Browns’ new coordinator was Steeler fan
BEREA — Todd Haley’s dad played for the Steelers, so he grew up in a household where enemy lines were clearly defined.
“I hated the Browns,” Haley said.
After six successful seasons guiding one of the NFL’s most high-powered offenses in Pittsburgh, Haley is starting anew in Cleveland with the winless Browns, a team he once reviled but always respected.
Haley was hired last month by Browns coach Hue Jackson, who after two seasons of handling coordinator duties, is turning over both his offense and play calling to the former Kansas City head coach. It’s another new challenge for Haley, who was dismissed by the Steelers in the ugly aftermath of their playoff loss to Jacksonville.

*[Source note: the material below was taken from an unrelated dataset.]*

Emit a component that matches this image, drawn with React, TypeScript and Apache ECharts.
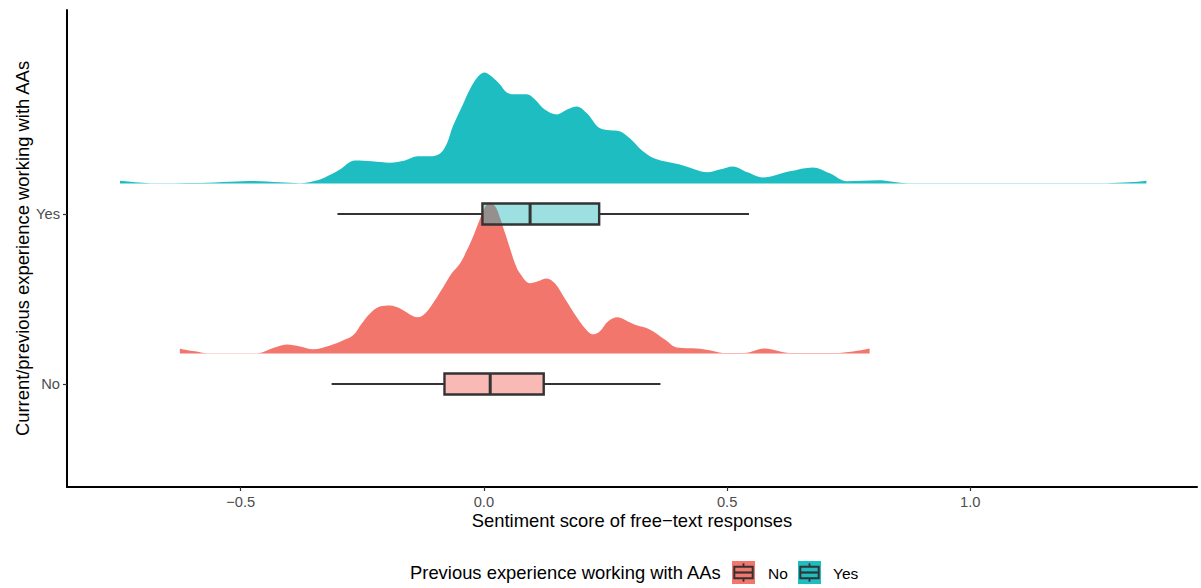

Haley opened his introductory news conference on Wednesday by touting a few of his accomplishments during “six really good years” coaching stars Ben Roethlisberger, Antonio Brown and Le’Veon Bell with the Steelers, but then made it clear he has moved on.
“I’m looking forward,” he said, “not back.”

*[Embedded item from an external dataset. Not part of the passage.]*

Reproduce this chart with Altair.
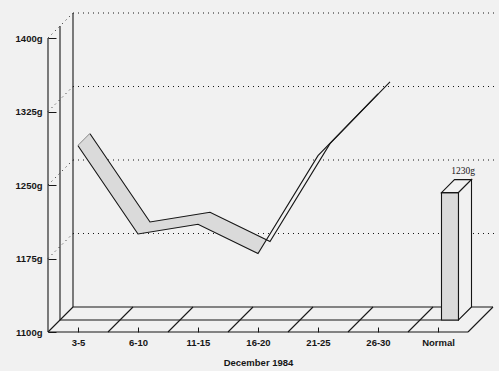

For Haley, the Browns, coming off a historic 0-16 season, present a new challenge in a coaching career that has had other tests. Following his departure in Pittsburgh, Haley said he was attracted to the Cleveland gig because of his familiarity with Jackson, working with new general manager John Dorsey and bringing back the Browns, who are just 1-31 the past two seasons.

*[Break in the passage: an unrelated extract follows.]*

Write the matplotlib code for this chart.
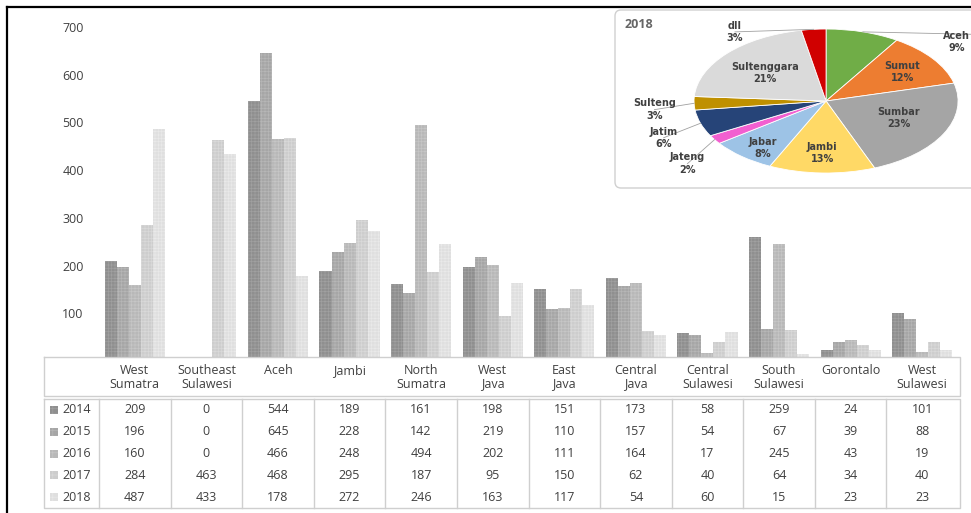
import matplotlib.pyplot as plt
from matplotlib.patches import FancyBboxPatch, Rectangle

# dados
regioes = ["West\nSumatra", "Southeast\nSulawesi", "Aceh", "Jambi", "North\nSumatra",
           "West\nJava", "East\nJava", "Central\nJava", "Central\nSulawesi",
           "South\nSulawesi", "Gorontalo", "West\nSulawesi"]
anos = ["2014", "2015", "2016", "2017", "2018"]
v2014 = [209, 0, 544, 189, 161, 198, 151, 173, 58, 259, 24, 101]
v2015 = [196, 0, 645, 228, 142, 219, 110, 157, 54, 67, 39, 88]
v2016 = [160, 0, 466, 248, 494, 202, 111, 164, 17, 245, 43, 19]
v2017 = [284, 463, 468, 295, 187, 95, 150, 62, 40, 64, 34, 40]
v2018 = [487, 433, 178, 272, 246, 163, 117, 54, 60, 15, 23, 23]
series = [v2014, v2015, v2016, v2017, v2018]
yticks = [100, 200, 300, 400, 500, 600, 700]

pie_labels = ["Aceh", "Sumut", "Sumbar", "Jambi", "Jabar", "Jateng", "Jatim",
              "Sulteng", "Sultenggara", "dll"]
pie_pct = [9, 12, 23, 13, 8, 2, 6, 3, 21, 3]

# estilo
cores = ["#8f8f8f", "#a6a6a6", "#b8b8b8", "#cdcdcd", "#dfdfdf"]
cores_hatch = ["#a0a0a0", "#b6b6b6", "#c6c6c6", "#d9d9d9", "#e9e9e9"]
pie_cores = ["#70ad47", "#ed7d31", "#a5a5a5", "#ffd966", "#9dc3e6", "#f25fd0",
             "#264478", "#bf9000", "#dadada", "#d00000"]
# posicao dos rotulos da pizza (unidades do raio)
pie_pos = [(0.99, 0.82), (0.58, 0.40), (0.55, -0.24), (-0.03, -0.72), (-0.48, -0.65),
           (-1.05, -0.87), (-1.23, -0.51), (-1.30, -0.12), (-0.46, 0.39), (-0.69, 0.96)]
fora = [True, False, False, False, False, True, True, True, False, True]

plt.rcParams['font.family'] = ['Open Sans', 'DejaVu Sans']
plt.rcParams['hatch.linewidth'] = 0.5

W, H = 971, 513
fig = plt.figure(figsize=(W / 100, H / 100), dpi=100)

# grafico de barras
ax = fig.add_axes([99 / W, (H - 361) / H, (958 - 99) / W, (361 - 27) / H])
largura = 0.168
x = list(range(len(regioes)))
for j, vals in enumerate(series):
    pos = [i + (j - 2) * largura for i in x]
    ax.bar(pos, vals, width=largura, color=cores[j], edgecolor=cores_hatch[j],
           linewidth=0, hatch='+++++')
ax.set_xlim(-0.5, len(regioes) - 0.5)
ax.set_ylim(0, 700)
ax.set_yticks(yticks)
ax.set_yticklabels([str(t) for t in yticks], fontsize=9, color="#404040")
ax.tick_params(axis='y', length=0, pad=11)
ax.set_xticks([])
for s in ax.spines.values():
    s.set_visible(False)

# camada em pixels: moldura e tabela
ov = fig.add_axes([0, 0, 1, 1], zorder=2)
ov.set_xlim(0, W)
ov.set_ylim(H, 0)
ov.axis('off')
ov.patch.set_alpha(0)

ov.plot([7, W], [7, 7], color="black", lw=1.6)
ov.plot([7, 7], [7, H], color="black", lw=1.6)

x0, x1 = 99, 958
cw = (x1 - x0) / len(regioes)
ov.add_patch(Rectangle((44, 357), 916, 156, facecolor="white", edgecolor="none"))
linha = "#cfcfcf"
ov.plot([44, 960, 960, 44, 44], [357, 357, 396, 396, 357], color=linha, lw=1)
ov.plot([44, 960, 960, 44, 44], [399, 399, 508, 508, 399], color=linha, lw=1)
for i in range(len(regioes)):
    xc = x0 + cw * (i + 0.5)
    ov.plot([x0 + cw * i, x0 + cw * i], [399, 508], color=linha, lw=1)
    ov.text(xc, 364, regioes[i], ha="center", va="top", fontsize=9,
            color="#404040", linespacing=1.05)
rh = (508 - 399) / len(anos)
for j, ano in enumerate(anos):
    yc = 399 + rh * (j + 0.5)
    ov.add_patch(Rectangle((50, yc - 4), 8, 8, facecolor=cores[j], edgecolor=cores_hatch[j],
                           linewidth=0, hatch='+++'))
    ov.text(62, yc, ano, ha="left", va="center", fontsize=9, color="#404040")
    for i, v in enumerate(series[j]):
        ov.text(x0 + cw * (i + 0.5), yc, str(v), ha="center", va="center",
                fontsize=9, color="#404040")

# caixa da pizza
ov.add_patch(FancyBboxPatch((615, 10), 380, 178, boxstyle="round,pad=0,rounding_size=6",
                            facecolor="white", edgecolor="#d0d0d0", lw=1))
ov.text(625, 24, "2018", ha="left", va="center", fontsize=9, fontweight="bold",
        color="#666666")

# pizza (eliptica)
pa = fig.add_axes([611 / W, (H - 188) / H, 360 / W, 178 / H], zorder=3)
pa.patch.set_alpha(0)
wedges, _ = pa.pie(pie_pct, colors=pie_cores, startangle=90, counterclock=False,
                   wedgeprops=dict(linewidth=0.6, edgecolor="white"))
pa.set_aspect('auto')
pa.set_xlim(-1.629, 1.098)
pa.set_ylim(-1.208, 1.264)
pa.axis('off')
import math
for w, nome, p, (lx, ly), f in zip(wedges, pie_labels, pie_pct, pie_pos, fora):
    pa.text(lx, ly, nome + "\n" + str(p) + "%", ha="center", va="center", fontsize=7,
            fontweight="bold", color="#404040", family="DejaVu Sans", linespacing=1.3)
    if f:
        ang = math.radians((w.theta1 + w.theta2) / 2)
        ex, ey = math.cos(ang), math.sin(ang)
        pa.plot([lx + (0.28 if lx > 0 else 0), ex], [ly + 0.1 if lx > 0 else ly, ey],
                color="#a0a0a0", lw=0.6)

fig.savefig("out.png", dpi=100)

“I had some options, but this really appealed to me — the challenge aspect of it,” he said. “I think there are pieces in place to be successful. I went out to Arizona to be a coordinator, and Arizona had not had much success.
“A lot of people thought I was crazy for leaving Dallas when I did, but man, when you are a part of turning it around and having success, playing in big games and having success in big games, there is nothing like it.
“That is what appealed to me — the challenge and the people I was going to be working alongside of.”
Haley felt the same way in Pittsburgh, almost up to the time that the Steelers chose not to renew his contract, cutting him loose three days after the AFC North champions were beaten 45-42 by the Jaguars. Haley had been criticized for several decisions in that loss, most notably two fourth down-and-short plays that the Steelers failed to convert.
There’s no second-guessing in Cleveland. At least not yet.
Haley has spent the past few weeks familiarizing himself with the Browns’ roster, which is expected to undergo some major changes this offseason through free agency and the NFL draft.
The Browns own the Nos. 1 and 4 overall picks and will likely use the first choice to select a quarterback. Haley didn’t bite when asked if he preferred USC’s Sam Darnold, UCLA’s Josh Rosen, Oklahoma’s Baker Mayfield or Wyoming’s Josh Allen, the consensus top QBs available.
However, Haley said it’s exciting to be in position to get one of them.
“When you have a couple of really high picks like we do, it is a great opportunity,” he said. “As my father always said to me, ‘When you are picking in the top 10, Todd, you better be right most of the time.’ That will be the challenge for everybody involved.”
Dick Haley played cornerback for the Steelers from 1961-64, and stayed in pro football after retiring as a player personnel director for Pittsburgh and the New York Jets.
Todd Haley learned at an early age about the Browns-Steelers rivalry, and for the first time he’s on the other side of it.
The enemy has changed.
“I always want to beat whoever we are playing,” he said. “Blood is thicker than water. Everybody always asked me, we had Steelers stuff stocked up for six years, and people are amazed that when you go somewhere else, you put it in a box and see who wants it.”